NEW BRUNSWICK – Senator Sandra Bolden Cunningham, D-Hudson, today released the following statement highlighting her concern about proposed cuts to health care and education funding within Governor Corzine’s proposed Fiscal Year 2009 budget. Senator Cunningham and other members of the Senate Budget and Appropriations Committee heard testimony today from representatives of municipalities, interest groups and organizations at a hearing held at Rutgers’ New Brunswick campus.

“First and foremost, I’m concerned about many of the proposed cuts within this budget. I understand the necessity of freeing up funds to help improve New Jersey’s fiscal standing, but it is imperative that we look at the people who will be affected by the reductions in aid.

“I look at the roughly $108 million in funding that is slated to be cut for Charity Care, and that worries me because so many residents in our urban areas, in particular, lack adequate health insurance.
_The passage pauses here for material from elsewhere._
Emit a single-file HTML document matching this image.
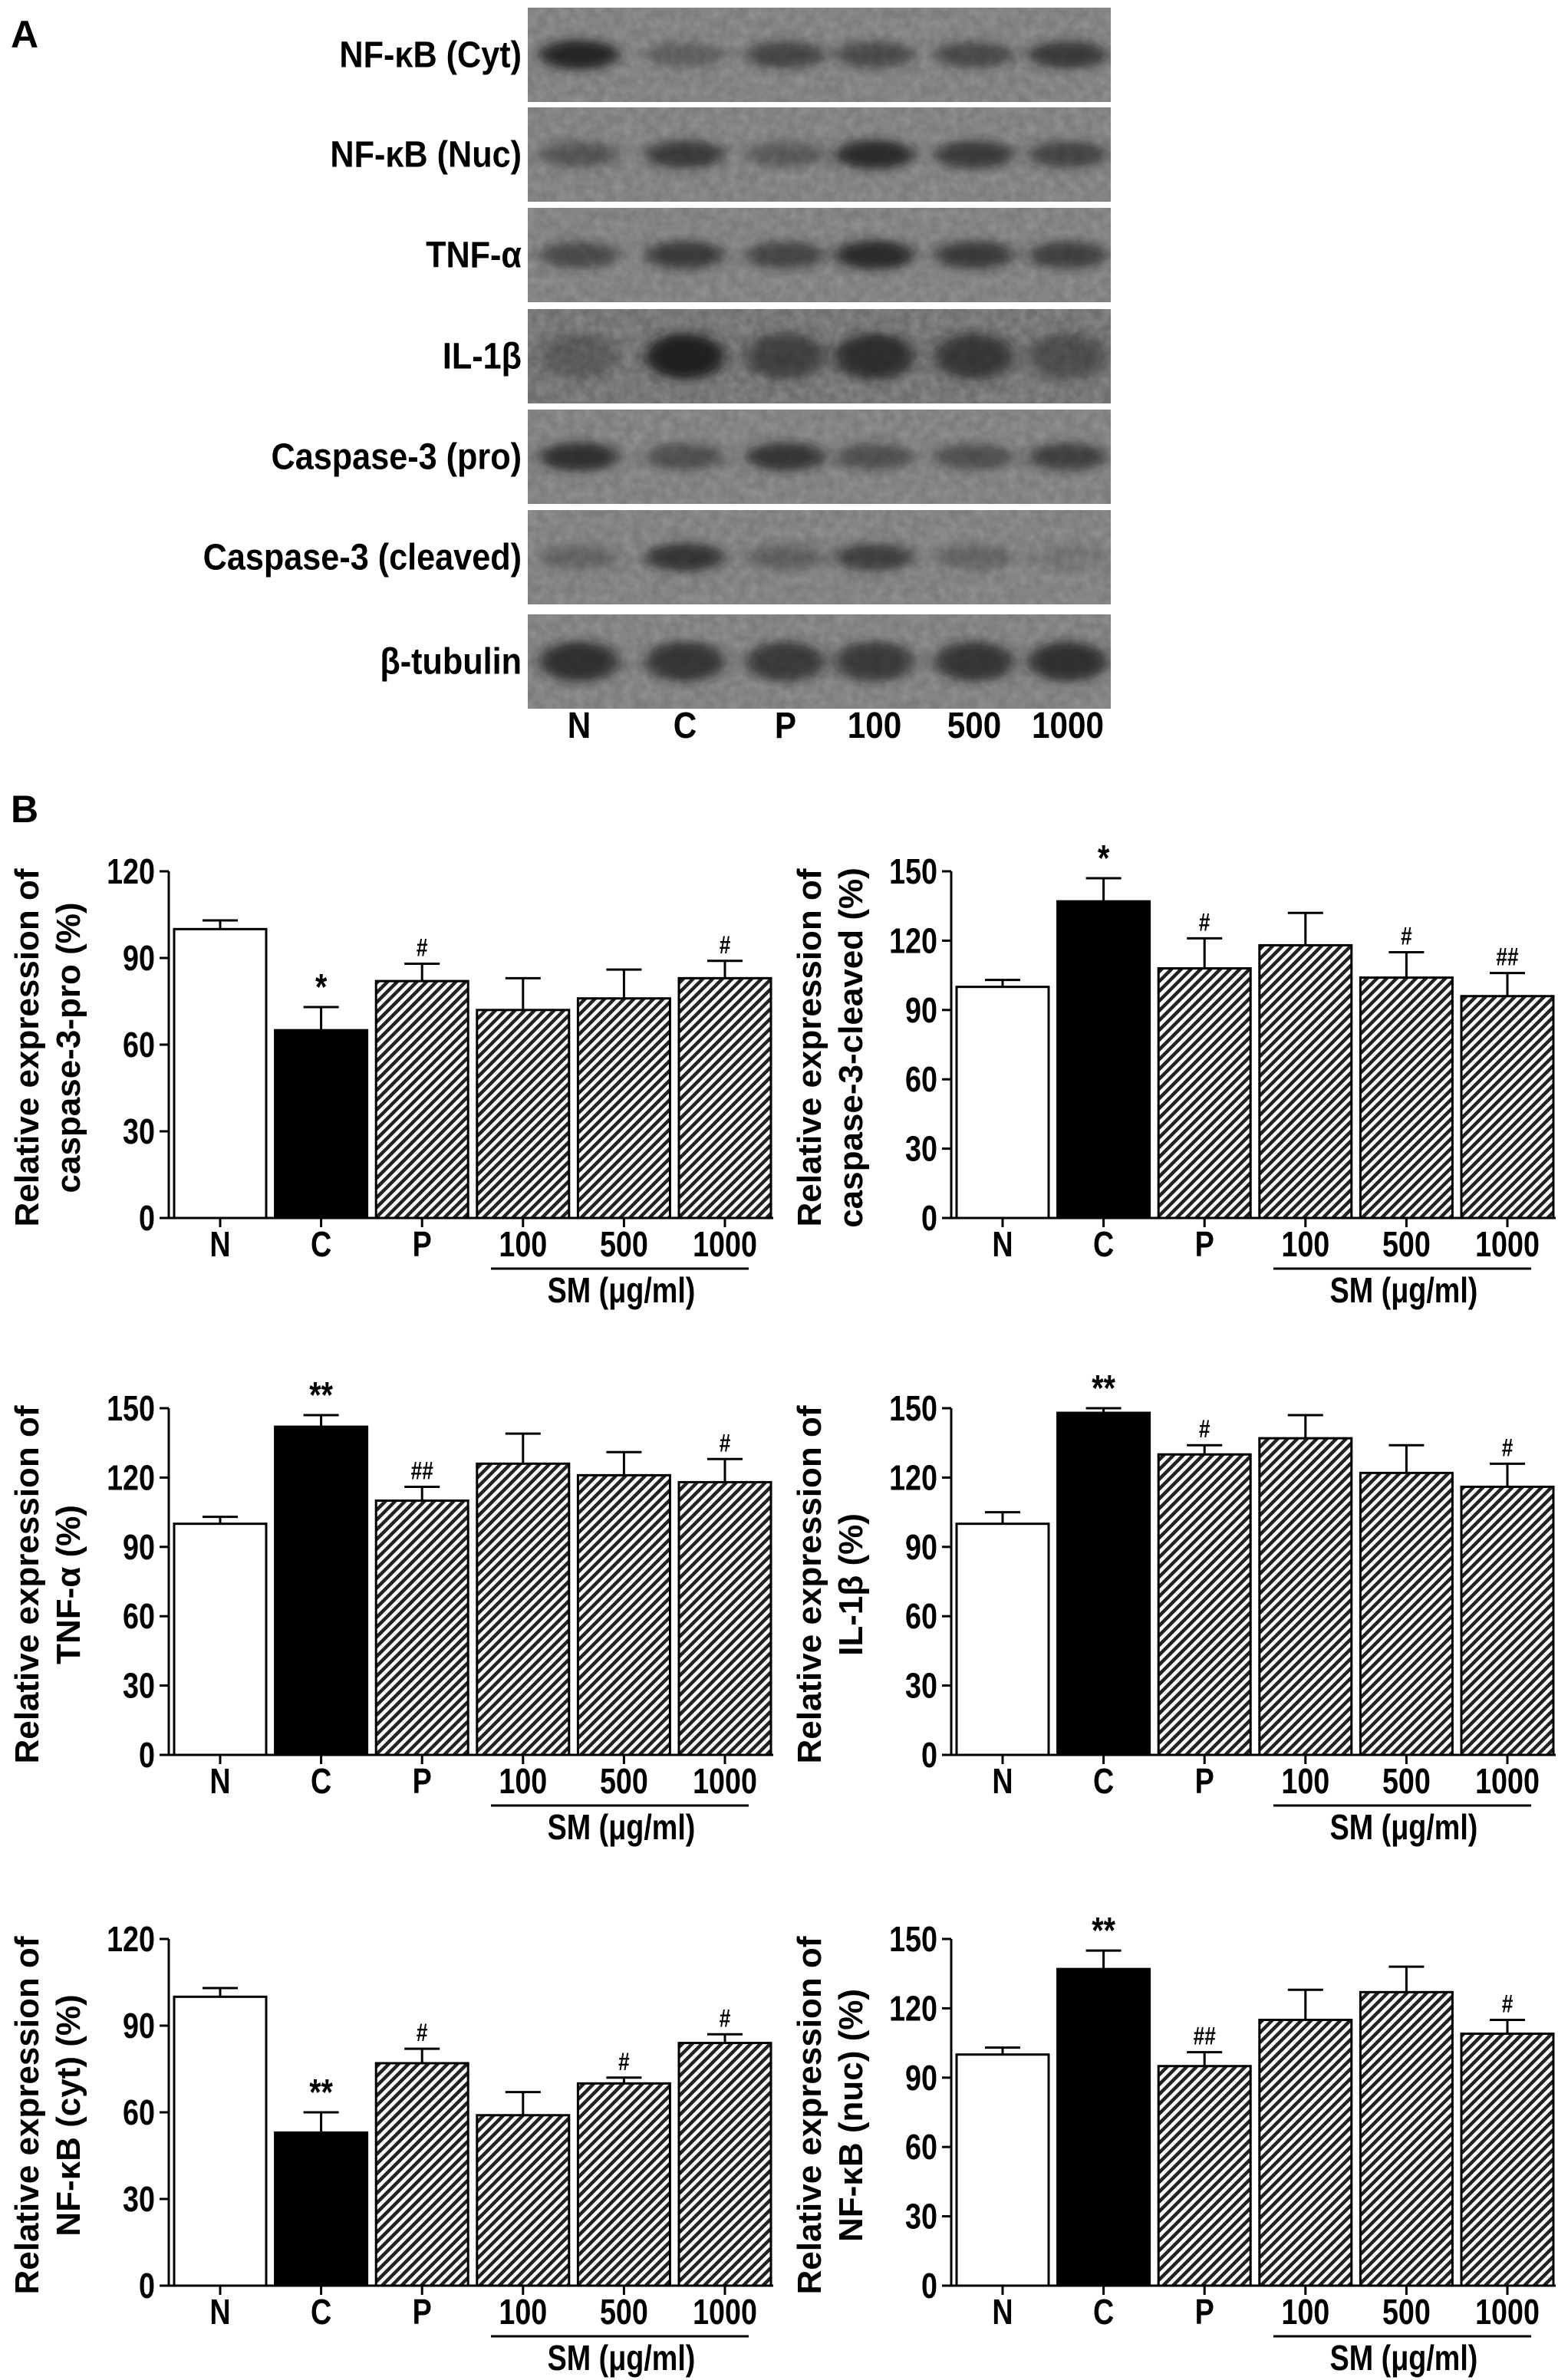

Often, when residents don’t have health insurance, they rely on emergency room doctors to serve as their primary care physicians. Significant cuts to Charity Care combined with the increasing number of hospital closures would leave many residents in the 31st District and throughout the State, without access to quality health care.

“I look at one hospital in my district that is slated to close – Jersey City’s Greenville Hospital, which is located in a predominately black area of the city. When Greenville’s doors are closed for good, residents will have to travel even further to get the medical care that they need. We cannot allow this situation to replay itself over and over again – our urban hospitals are absolutely necessary, and cannot be included in the laundry list of proposed cuts.

“I am also worried about cuts to higher education funding. During today’s hearing we heard from James Kline, a Rutgers student who testified that one major way to stimulate New Jersey’s economy is through investing in the workforce. Significant cuts in higher education funding will reduce New Jersey’s ability to build a highly-qualified workforce, as well as its ability to retain quality workers.

“In my district, there are four colleges. The largest of the four, New Jersey City University, stands to receive a 10% reduction in funding from last year’s levels. The local community college, Hudson County Community College could also see a reduction in funding. The ‘brain drain’ is a reality, and if we are not able to make college affordable for our students, we risk losing them for good.

“I look forward to working with my colleagues on the Senate Budget and Appropriations Committee, as well as with legislators from both sides of the aisle, to find ways to free up funding for the FY2009 budget. I understand that corners must be cut, but we cannot do so at the expense of those who can least afford them.”